July 2015 – The CMA releases a summary of its provisional findings from its investigation, including that suppliers had overcharged their customers to the tune of £1.2 billion, as well as a list of possible measures to remedy the market.

The CMA noted that suppliers weren’t the only ones to blame; consumer apathy toward their energy bills meant that they were missing out on some of the cheapest energy deals in five years.

At this time, remedies being considered included:

  • Lifting the four tariff cap introduced by Ofgem in 2013 in an effort to make the market simpler to navigate. However, the CMA had found that it had limited competition
  • A price cap to effectively force suppliers to lower their prices
  • Measures to clarify energy bills

January 2016 – The CMA announces that its provisional remedies report will be delayed.

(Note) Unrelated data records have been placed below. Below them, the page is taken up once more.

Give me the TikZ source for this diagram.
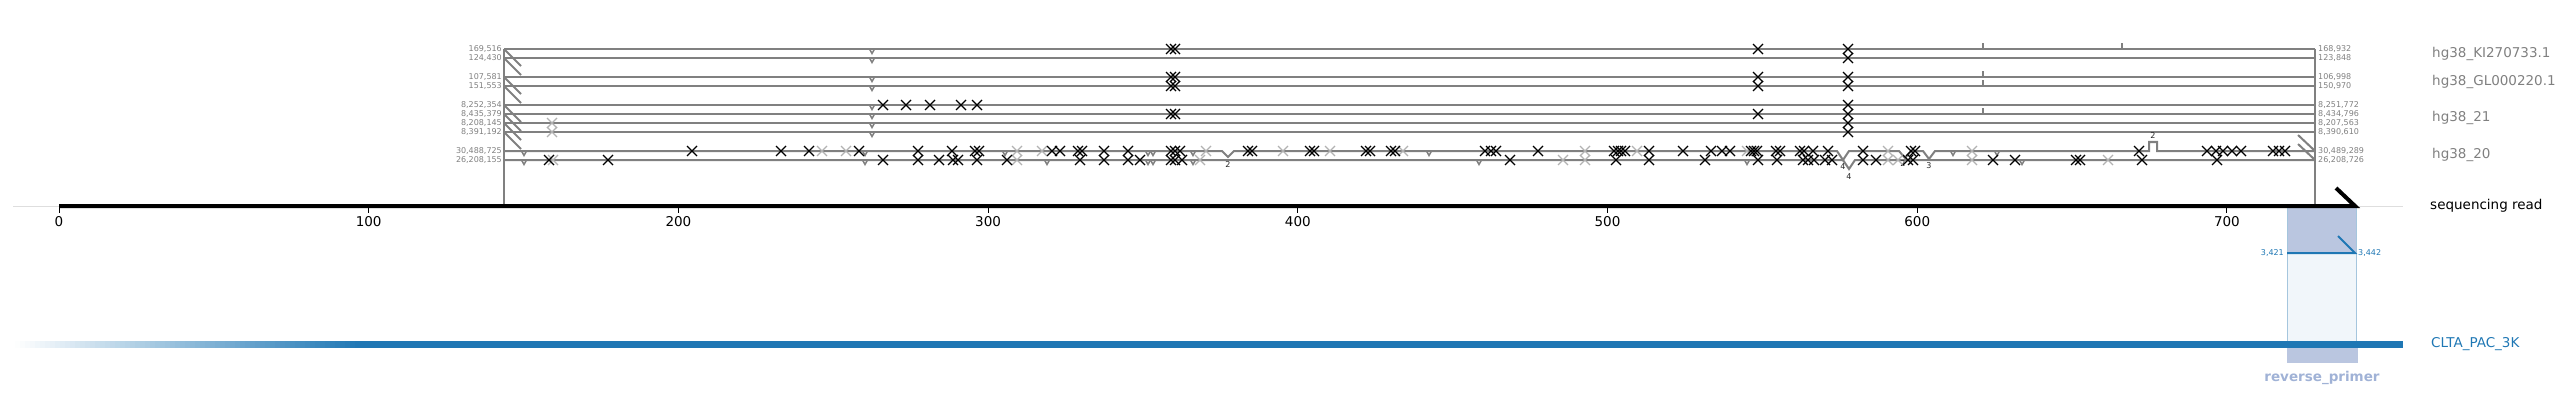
\documentclass[tikz,border=0pt]{standalone}
\usepackage{fontspec}
\setmainfont{DejaVu Sans}
\definecolor{rowgray}{RGB}{128,128,128}
\definecolor{xgray}{RGB}{178,178,178}
\definecolor{cltablue}{RGB}{31,119,180}
\definecolor{rpdark}{RGB}{186,198,224}
\definecolor{rplight}{RGB}{241,246,250}
\definecolor{rpborder}{RGB}{165,198,222}
\definecolor{rptext}{RGB}{160,178,214}
\definecolor{extgray}{RGB}{222,222,222}
\tikzset{
  rowline/.style={draw=rowgray, line width=2pt},
  vline/.style={draw=rowgray, line width=1.5pt},
  xm/.style={draw=black, line width=1.2pt},
  xg/.style={draw=xgray, line width=1.2pt},
  smallv/.style={draw=rowgray, line width=1.5pt},
  big/.style={font=\fontsize{13.5}{16}\selectfont, inner sep=0pt},
  small/.style={font=\fontsize{8}{9}\selectfont, inner sep=0pt, text=rowgray},
  tiny/.style={font=\fontsize{8}{9}\selectfont, inner sep=0pt, text=black!85},
}
\begin{document}
\begin{tikzpicture}[x=1pt,y=-1pt]
\useasboundingbox (0,0) rectangle (2566,409);
% reverse primer boxes
\fill[rpdark] (2287,206) rectangle (2356,253);
\draw[rpborder, line width=0.8pt] (2287,206) -- (2287,253) (2356,206) -- (2356,253);
\filldraw[fill=rplight, draw=rpborder, line width=0.8pt] (2287,253) rectangle (2356,342);
\fill[rpdark] (2287,348) rectangle (2358,363);
\node[big, font=\fontsize{13.5}{16}\selectfont\bfseries, text=rptext] (rp) at (2322,378) {reverse\_primer};
% vertical borders
\draw[vline] (504,49) -- (504,206);
\draw[vline] (2315,49) -- (2315,206);
% alignment rows 1-8
\foreach \y in {49,58,77,86,105,114,123,132} {
  \draw[rowline] (504,\y) -- (2315,\y);
  \draw[rowline] (504,\y) -- ++(17,17);
  \draw[smallv] (872,\y) +(-2.5,0) -- +(0,4.5) -- +(2.5,0);
}
% row 9 with notches
\draw[rowline, line join=miter] (504,151) -- (1222,151) -- (1228,157) -- (1234,151) -- (1837,151) -- (1843,160) -- (1849,151) -- (1899,151) -- (1905,158) -- (1911,151) -- (1923,151) -- (1929,159) -- (1935,151) -- (2149,151) -- (2149,142) -- (2157,142) -- (2157,151) -- (2315,151);
\draw[rowline] (2315,151) -- (2298,135);
% row 10 with notch
\draw[rowline, line join=miter] (504,160) -- (1843,160) -- (1849,169) -- (1855,160) -- (2315,160);
\draw[rowline] (2315,160) -- (2298,144);
% small v markers
\foreach \x in {524,865,1005,1148,1153,1193,1429,1953,1997} \draw[smallv] (\x,151) +(-2.5,0) -- +(0,4.5) -- +(2.5,0);
\foreach \x in {524,865,1047,1148,1153,1193,1479,1747,2022} \draw[smallv] (\x,160) +(-2.5,0) -- +(0,4.5) -- +(2.5,0);
% small ticks
\foreach \y in {49,77,86,114} \draw[smallv] (1983,\y) -- +(0,-6);
\draw[smallv] (2122,49) -- +(0,-6);
% notch labels
\node[tiny] (n1) at (1228,165) {2};
\node[tiny] (n2) at (1843,167) {4};
\node[tiny] (n3) at (1903,164) {2};
\node[tiny] (n4) at (1929,166) {3};
\node[tiny] (n5) at (1849,177) {4};
\node[tiny] (n6) at (2153,136) {2};
% X marks rows 1-8
\foreach \x in {1171,1175,1758,1848} \draw[xm] (\x,49) +(-5,-5) -- +(5,5) +(-5,5) -- +(5,-5);
\foreach \x in {1848} \draw[xm] (\x,58) +(-5,-5) -- +(5,5) +(-5,5) -- +(5,-5);
\foreach \x in {1171,1175,1758,1848} \draw[xm] (\x,77) +(-5,-5) -- +(5,5) +(-5,5) -- +(5,-5);
\foreach \x in {1171,1175,1758,1848} \draw[xm] (\x,86) +(-5,-5) -- +(5,5) +(-5,5) -- +(5,-5);
\foreach \x in {883,906,930,961,977,1848} \draw[xm] (\x,105) +(-5,-5) -- +(5,5) +(-5,5) -- +(5,-5);
\foreach \x in {1171,1175,1758,1848} \draw[xm] (\x,114) +(-5,-5) -- +(5,5) +(-5,5) -- +(5,-5);
\foreach \x in {1848} \draw[xm] (\x,123) +(-5,-5) -- +(5,5) +(-5,5) -- +(5,-5);
\foreach \x in {1848} \draw[xm] (\x,132) +(-5,-5) -- +(5,5) +(-5,5) -- +(5,-5);
\foreach \y in {123,132} \draw[xg] (552,\y) +(-5,-5) -- +(5,5) +(-5,5) -- +(5,-5);
% X marks row 9
\foreach \x in {822,846,1017,1042,1206,1283,1330,1403,1585,1637,1747,1888,1972} \draw[xg] (\x,151) +(-5,-5) -- +(5,5) +(-5,5) -- +(5,-5);
\foreach \x in {692,781,809,859,918,952,975,979,1052,1060,1078,1082,1104,1128,1171,1175,1180,1248,1252,1310,1314,1366,1370,1391,1395,1485,1491,1496,1538,1614,1618,1621,1625,1649,1683,1711,1722,1730,1751,1754,1757,1776,1780,1800,1804,1813,1828,1863,1911,1915,2139,2207,2216,2223,2232,2241,2273,2279,2285} \draw[xm] (\x,151) +(-5,-5) -- +(5,5) +(-5,5) -- +(5,-5);
% X marks row 10
\foreach \x in {553,1017,1200,1563,1585,1888,1898,1972,2108} \draw[xg] (\x,160) +(-5,-5) -- +(5,5) +(-5,5) -- +(5,-5);
\foreach \x in {549,608,883,918,939,953,958,977,1007,1080,1104,1128,1140,1171,1175,1182,1510,1616,1649,1705,1758,1777,1803,1808,1814,1825,1832,1863,1876,1908,1913,1993,2015,2076,2080,2142,2217} \draw[xm] (\x,160) +(-5,-5) -- +(5,5) +(-5,5) -- +(5,-5);
% row labels
\foreach \y/\l/\r [count=\i] in {49/169{,}516/168{,}932, 58/124{,}430/123{,}848, 77/107{,}581/106{,}998, 86/151{,}553/150{,}970, 105/8{,}252{,}354/8{,}251{,}772, 114/8{,}435{,}379/8{,}434{,}796, 123/8{,}208{,}145/8{,}207{,}563, 132/8{,}391{,}192/8{,}390{,}610, 151/30{,}488{,}725/30{,}489{,}289, 160/26{,}208{,}155/26{,}208{,}726} {
  \node[small, anchor=east] (L\i) at (502,\y) {\l};
  \node[small, anchor=west] (R\i) at (2318,\y) {\r};
}
% chromosome labels
\node[big, anchor=west, text=rowgray] (c1) at (2432,54) {hg38\_KI270733.1};
\node[big, anchor=west, text=rowgray] (c2) at (2432,82) {hg38\_GL000220.1};
\node[big, anchor=west, text=rowgray] (c3) at (2432,118) {hg38\_21};
\node[big, anchor=west, text=rowgray] (c4) at (2432,155) {hg38\_20};
% sequencing read axis
\draw[extgray, line width=1pt] (13,206) -- (59,206);
\draw[extgray, line width=1pt] (2355,206) -- (2403,206);
\draw[black, line width=4pt, line join=miter] (59,206) -- (2355,206) -- (2336,188);
\foreach \v in {0,...,7} {
  \draw[black, line width=1pt] ({59+\v*309.7},208) -- ++(0,5);
  \node[big, anchor=north] (t\v) at ({59+\v*309.7},216) {\the\numexpr\v*100\relax};
}
\node[big, anchor=west] (sr) at (2430,206) {sequencing read};
% primer alignment
\draw[cltablue, line width=2pt, line join=miter] (2287,253) -- (2355,253) -- (2338,236);
\node[small, text=cltablue, anchor=east] (p1) at (2284,253) {3,421};
\node[small, text=cltablue, anchor=west] (p2) at (2358,253) {3,442};
% CLTA_PAC_3K with stepwise fade-in
\foreach \i in {0,...,68} {
  \pgfmathsetmacro{\pct}{100*(\i+0.5)/69}
  \fill[cltablue!\pct!white] ({15+5*\i},340.5) rectangle ({15+5*\i+5.4},347.5);
}
\fill[cltablue] (360,340.5) rectangle (2403,347.5);
\node[big, anchor=west, text=cltablue] (clta) at (2431,344) {CLTA\_PAC\_3K};
\end{tikzpicture}
\end{document}
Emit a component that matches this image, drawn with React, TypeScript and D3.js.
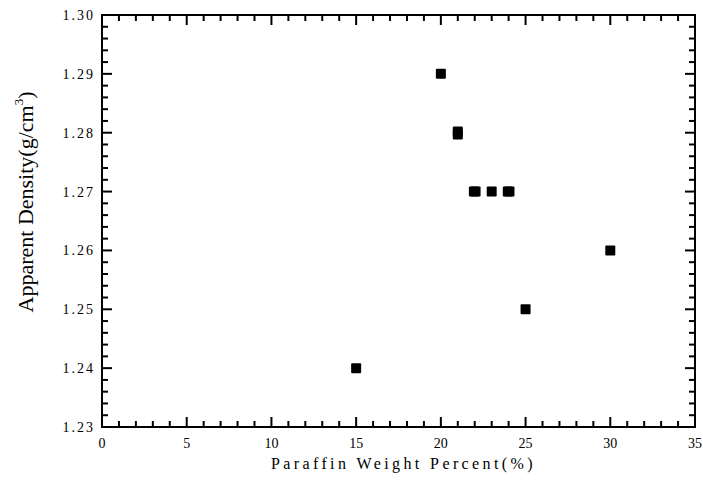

March 2016 – The CMA publishes its proposed remedies to fix monopolisation of the energy market by suppliers, and lack of engagement from consumers:

  • A database of disengaged customers
  • A temporary price cap on prepayment meter tariffs
  • Removal of four tariff cap
  • Changes to what information is included on energy bills and annual statements

June 2016 – The final report from the Competition and Markets Authority is released. Effectively closing their investigation into the energy market.

  • Stephen

    Didn’t the CMA even bother to investigate the iniquitous, wildly differing daily, standing charges? These charges can add up to 20% of an annual fuel bill. If the CMA really wants to cut fuel bills, they should abolish these sneaky add-ons, then we could, more accurately, calculate our fuel costs. It is my contention that CMA members are too well paid, too secure and too lazy to do the job for which they are paid….TWO YEARS? to investigate fuel costs/prices? In the private sector they wouldn’t have lasted two months. It makes me wonder if these people rely on dividends from the fuel companies. Does anyone think I’m too cynical? or not enough?